_Problem to work on:_ Every record should be copied exactly, except that pictures are to be omitted.

_Entries shown:_
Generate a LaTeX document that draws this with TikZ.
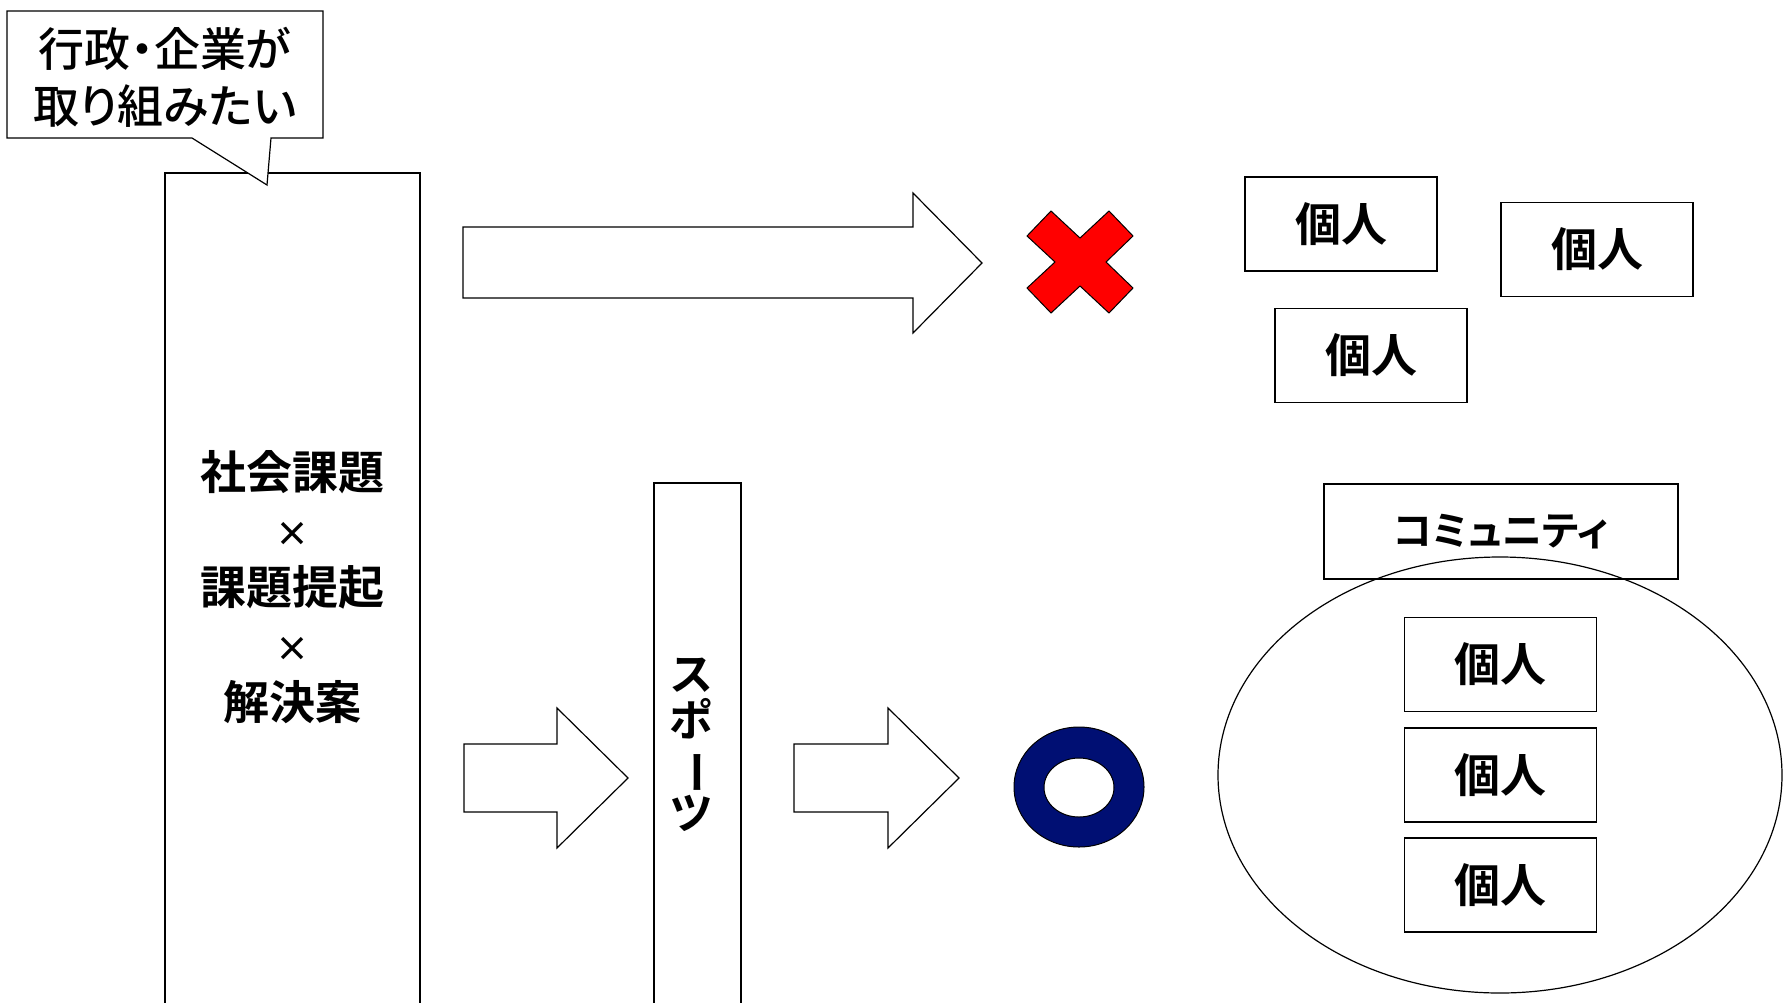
\documentclass[tikz,border=0pt]{standalone}
\usepackage{fontspec}
\usepackage{graphicx}
\newfontfamily\jp{Noto Sans CJK JP}[BoldFont={Noto Sans CJK JP Bold}]
\newfontfamily\jpp{Noto Sans CJK JP Bold}[RawFeature=+palt]
\newfontfamily\jpm{Noto Sans CJK JP Medium}[RawFeature=+palt]
\definecolor{navy}{RGB}{0,15,115}
\definecolor{xred}{RGB}{255,0,0}
\newcommand{\smallx}{{\fontsize{34}{57.5}\selectfont ×}}
\begin{document}
\begin{tikzpicture}[x=1pt,y=-1pt,
  line/.style={draw=black,line width=1.2pt},
  box/.style={draw=black,line width=1.2pt,fill=white,inner sep=0pt},
  kojin/.style={box,minimum width=192pt,minimum height=94pt,font=\jp\bfseries\fontsize{46}{50}\selectfont},
  blockarrow/.style={draw=black,line width=1.2pt,fill=white,line join=miter}]
\useasboundingbox (0,0) rectangle (1783,1002);
% main tall box (open at bottom)
\draw[line] (165,1010) -- (165,173) -- (420,173) -- (420,1010);
\node[align=center,font=\jp\bfseries\fontsize{46}{57.5}\selectfont] (main) at (292.5,587)
  {社会課題\\\smallx\\課題提起\\\smallx\\解決案};
% callout
\draw[line,fill=white,line join=miter] (7,11) -- (323,11) -- (323,138) -- (271,138) -- (267,185) -- (192,138) -- (7,138) -- cycle;
\node[align=center,font=\jpm\fontsize{46}{57}\selectfont] (call) at (165,77)
  {行政・企業が\\取り組みたい};
% big arrow
\draw[blockarrow] (463,227) -- (913,227) -- (913,193) -- (982,263) -- (913,333) -- (913,298) -- (463,298) -- cycle;
% red cross
\draw[draw=black,line width=1pt,fill=xred,line join=miter]
  (1051,211) -- (1080,238) -- (1109,211) -- (1133,236) -- (1106,262) -- (1133,288)
  -- (1109,313) -- (1080,286) -- (1051,313) -- (1027,288) -- (1055,262) -- (1027,236) -- cycle;
% individual boxes top
\node[kojin] (k1) at (1341,224) {個人};
\node[kojin] (k2) at (1597,249.5) {個人};
\node[kojin] (k3) at (1371,355.5) {個人};
% sports box (open at bottom)
\draw[line] (654,1010) -- (654,483) -- (741,483) -- (741,1010);
\node[align=center,inner sep=0pt,font=\jp\bfseries\fontsize{44}{46}\selectfont] (sport) at (691,745)
  {ス\\ポ\\\rotatebox[origin=c]{-90}{ー}\\ツ};
% small arrows
\draw[blockarrow] (464,744) -- (557,744) -- (557,708) -- (628,778) -- (557,848) -- (557,812) -- (464,812) -- cycle;
\draw[blockarrow] (794,744) -- (888,744) -- (888,708) -- (959,778) -- (888,848) -- (888,812) -- (794,812) -- cycle;
% blue ring
\draw[draw=black,line width=1pt,fill=navy,even odd rule] (1079,787) ellipse [x radius=65,y radius=60]
  (1079,787.5) ellipse [x radius=35,y radius=29.5];
% community
\node[box,minimum width=354pt,minimum height=95pt,font=\jpp\fontsize{40}{46}\selectfont] (comm) at (1501,531.5) {コミュニティ};
\draw[line] (1500,775) ellipse [x radius=282,y radius=218];
\node[kojin] (k4) at (1500.5,664.5) {個人};
\node[kojin] (k5) at (1500.5,775) {個人};
\node[kojin] (k6) at (1500.5,885) {個人};
\end{tikzpicture}
\end{document}
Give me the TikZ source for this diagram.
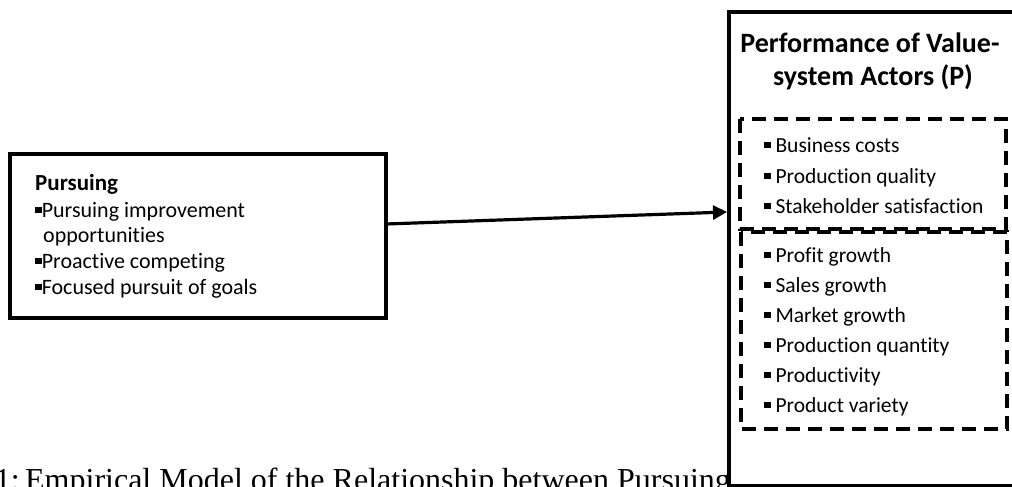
\documentclass[tikz,border=0pt]{standalone}
\usepackage{fontspec}
\setmainfont{Carlito}[Ligatures={NoCommon}]
\newfontfamily\capfont{Liberation Serif}
\usetikzlibrary{arrows.meta}
\newcommand{\sqb}{\rule[0.17em]{0.3em}{0.3em}}
\tikzset{
  solidbox/.style={draw=black, line width=3.2pt, fill=white},
  dashbox/.style={draw=black, line width=3.2pt, dash pattern=on 14pt off 8pt},
  itemtxt/.style={anchor=base west, inner sep=0pt, font=\fontsize{21.5}{25}\selectfont},
  litemtxt/.style={anchor=base west, inner sep=0pt, font=\fontsize{22}{25}\selectfont},
  headtxt/.style={anchor=base west, inner sep=0pt, font=\fontsize{23}{26}\selectfont\bfseries},
  titletxt/.style={anchor=base, inner sep=0pt, font=\fontsize{28}{30}\selectfont\bfseries},
  captxt/.style={anchor=base west, inner sep=0pt, font=\fontsize{32}{36}\selectfont\capfont},
  conn/.style={line width=3.2pt, -{Triangle[length=14pt,width=14pt]}}
}
\begin{document}
\begin{tikzpicture}[x=1pt,y=-1pt]
\useasboundingbox (0,0) rectangle (1012,487);
\clip (0,0) rectangle (1012,487);
% caption (partly hidden behind the right box and the bottom edge)
\node[captxt] (cap) at (25,490) {\llap{1:\,}Empirical Model of the Relationship between Pursuing};
% left box
\draw[solidbox] (10,154) rectangle (386,318);
\coordinate (lout) at (386,224);
\node[headtxt] (lh) at (35,190) {Pursuing};
\node[litemtxt] (l1) at (35,217) {\sqb Pursuing improvement};
\node[litemtxt] (l1b) at (43,242) {opportunities};
\node[litemtxt] (l2) at (35,268) {\sqb Proactive competing};
\node[litemtxt] (l3) at (35,294) {\sqb Focused pursuit of goals};
% right box
\draw[solidbox] (729,12) rectangle (1030,486);
\coordinate (rin) at (727,212);
\node[titletxt] (t1) at (870,53) {Performance of Value-};
\node[titletxt] (t2) at (873,85) {system Actors (P)};
\draw[dashbox] (740,119) rectangle (1006,229);
\draw[dashbox] (741,232) rectangle (1007,429);
\node[itemtxt] (r1) at (764,152) {\sqb\ Business costs};
\node[itemtxt] (r2) at (764,183) {\sqb\ Production quality};
\node[itemtxt] (r3) at (764,213) {\sqb\ Stakeholder satisfaction};
\node[itemtxt] (r4) at (764,262) {\sqb\ Profit growth};
\node[itemtxt] (r5) at (764,292) {\sqb\ Sales growth};
\node[itemtxt] (r6) at (764,322) {\sqb\ Market growth};
\node[itemtxt] (r7) at (764,352) {\sqb\ Production quantity};
\node[itemtxt] (r8) at (764,382) {\sqb\ Productivity};
\node[itemtxt] (r9) at (764,412) {\sqb\ Product variety};
% connector
\draw[conn] (lout) -- (rin);
\end{tikzpicture}
\end{document}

_Exercise output:_
Generate a LaTeX document that draws this with TikZ.
\documentclass[tikz,border=0pt]{standalone}
\usepackage{fontspec}
\usepackage{graphicx}
\newfontfamily\jp{Noto Sans CJK JP}[BoldFont={Noto Sans CJK JP Bold}]
\newfontfamily\jpp{Noto Sans CJK JP Bold}[RawFeature=+palt]
\newfontfamily\jpm{Noto Sans CJK JP Medium}[RawFeature=+palt]
\definecolor{navy}{RGB}{0,15,115}
\definecolor{xred}{RGB}{255,0,0}
\newcommand{\smallx}{{\fontsize{34}{57.5}\selectfont ×}}
\begin{document}
\begin{tikzpicture}[x=1pt,y=-1pt,
  line/.style={draw=black,line width=1.2pt},
  box/.style={draw=black,line width=1.2pt,fill=white,inner sep=0pt},
  kojin/.style={box,minimum width=192pt,minimum height=94pt,font=\jp\bfseries\fontsize{46}{50}\selectfont},
  blockarrow/.style={draw=black,line width=1.2pt,fill=white,line join=miter}]
\useasboundingbox (0,0) rectangle (1783,1002);
% main tall box (open at bottom)
\draw[line] (165,1010) -- (165,173) -- (420,173) -- (420,1010);
\node[align=center,font=\jp\bfseries\fontsize{46}{57.5}\selectfont] (main) at (292.5,587)
  {社会課題\\\smallx\\課題提起\\\smallx\\解決案};
% callout
\draw[line,fill=white,line join=miter] (7,11) -- (323,11) -- (323,138) -- (271,138) -- (267,185) -- (192,138) -- (7,138) -- cycle;
\node[align=center,font=\jpm\fontsize{46}{57}\selectfont] (call) at (165,77)
  {行政・企業が\\取り組みたい};
% big arrow
\draw[blockarrow] (463,227) -- (913,227) -- (913,193) -- (982,263) -- (913,333) -- (913,298) -- (463,298) -- cycle;
% red cross
\draw[draw=black,line width=1pt,fill=xred,line join=miter]
  (1051,211) -- (1080,238) -- (1109,211) -- (1133,236) -- (1106,262) -- (1133,288)
  -- (1109,313) -- (1080,286) -- (1051,313) -- (1027,288) -- (1055,262) -- (1027,236) -- cycle;
% individual boxes top
\node[kojin] (k1) at (1341,224) {個人};
\node[kojin] (k2) at (1597,249.5) {個人};
\node[kojin] (k3) at (1371,355.5) {個人};
% sports box (open at bottom)
\draw[line] (654,1010) -- (654,483) -- (741,483) -- (741,1010);
\node[align=center,inner sep=0pt,font=\jp\bfseries\fontsize{44}{46}\selectfont] (sport) at (691,745)
  {ス\\ポ\\\rotatebox[origin=c]{-90}{ー}\\ツ};
% small arrows
\draw[blockarrow] (464,744) -- (557,744) -- (557,708) -- (628,778) -- (557,848) -- (557,812) -- (464,812) -- cycle;
\draw[blockarrow] (794,744) -- (888,744) -- (888,708) -- (959,778) -- (888,848) -- (888,812) -- (794,812) -- cycle;
% blue ring
\draw[draw=black,line width=1pt,fill=navy,even odd rule] (1079,787) ellipse [x radius=65,y radius=60]
  (1079,787.5) ellipse [x radius=35,y radius=29.5];
% community
\node[box,minimum width=354pt,minimum height=95pt,font=\jpp\fontsize{40}{46}\selectfont] (comm) at (1501,531.5) {コミュニティ};
\draw[line] (1500,775) ellipse [x radius=282,y radius=218];
\node[kojin] (k4) at (1500.5,664.5) {個人};
\node[kojin] (k5) at (1500.5,775) {個人};
\node[kojin] (k6) at (1500.5,885) {個人};
\end{tikzpicture}
\end{document}
Give me the TikZ source for this diagram.
\documentclass[tikz,border=0pt]{standalone}
\usepackage{fontspec}
\setmainfont{Carlito}[Ligatures={NoCommon}]
\newfontfamily\capfont{Liberation Serif}
\usetikzlibrary{arrows.meta}
\newcommand{\sqb}{\rule[0.17em]{0.3em}{0.3em}}
\tikzset{
  solidbox/.style={draw=black, line width=3.2pt, fill=white},
  dashbox/.style={draw=black, line width=3.2pt, dash pattern=on 14pt off 8pt},
  itemtxt/.style={anchor=base west, inner sep=0pt, font=\fontsize{21.5}{25}\selectfont},
  litemtxt/.style={anchor=base west, inner sep=0pt, font=\fontsize{22}{25}\selectfont},
  headtxt/.style={anchor=base west, inner sep=0pt, font=\fontsize{23}{26}\selectfont\bfseries},
  titletxt/.style={anchor=base, inner sep=0pt, font=\fontsize{28}{30}\selectfont\bfseries},
  captxt/.style={anchor=base west, inner sep=0pt, font=\fontsize{32}{36}\selectfont\capfont},
  conn/.style={line width=3.2pt, -{Triangle[length=14pt,width=14pt]}}
}
\begin{document}
\begin{tikzpicture}[x=1pt,y=-1pt]
\useasboundingbox (0,0) rectangle (1012,487);
\clip (0,0) rectangle (1012,487);
% caption (partly hidden behind the right box and the bottom edge)
\node[captxt] (cap) at (25,490) {\llap{1:\,}Empirical Model of the Relationship between Pursuing};
% left box
\draw[solidbox] (10,154) rectangle (386,318);
\coordinate (lout) at (386,224);
\node[headtxt] (lh) at (35,190) {Pursuing};
\node[litemtxt] (l1) at (35,217) {\sqb Pursuing improvement};
\node[litemtxt] (l1b) at (43,242) {opportunities};
\node[litemtxt] (l2) at (35,268) {\sqb Proactive competing};
\node[litemtxt] (l3) at (35,294) {\sqb Focused pursuit of goals};
% right box
\draw[solidbox] (729,12) rectangle (1030,486);
\coordinate (rin) at (727,212);
\node[titletxt] (t1) at (870,53) {Performance of Value-};
\node[titletxt] (t2) at (873,85) {system Actors (P)};
\draw[dashbox] (740,119) rectangle (1006,229);
\draw[dashbox] (741,232) rectangle (1007,429);
\node[itemtxt] (r1) at (764,152) {\sqb\ Business costs};
\node[itemtxt] (r2) at (764,183) {\sqb\ Production quality};
\node[itemtxt] (r3) at (764,213) {\sqb\ Stakeholder satisfaction};
\node[itemtxt] (r4) at (764,262) {\sqb\ Profit growth};
\node[itemtxt] (r5) at (764,292) {\sqb\ Sales growth};
\node[itemtxt] (r6) at (764,322) {\sqb\ Market growth};
\node[itemtxt] (r7) at (764,352) {\sqb\ Production quantity};
\node[itemtxt] (r8) at (764,382) {\sqb\ Productivity};
\node[itemtxt] (r9) at (764,412) {\sqb\ Product variety};
% connector
\draw[conn] (lout) -- (rin);
\end{tikzpicture}
\end{document}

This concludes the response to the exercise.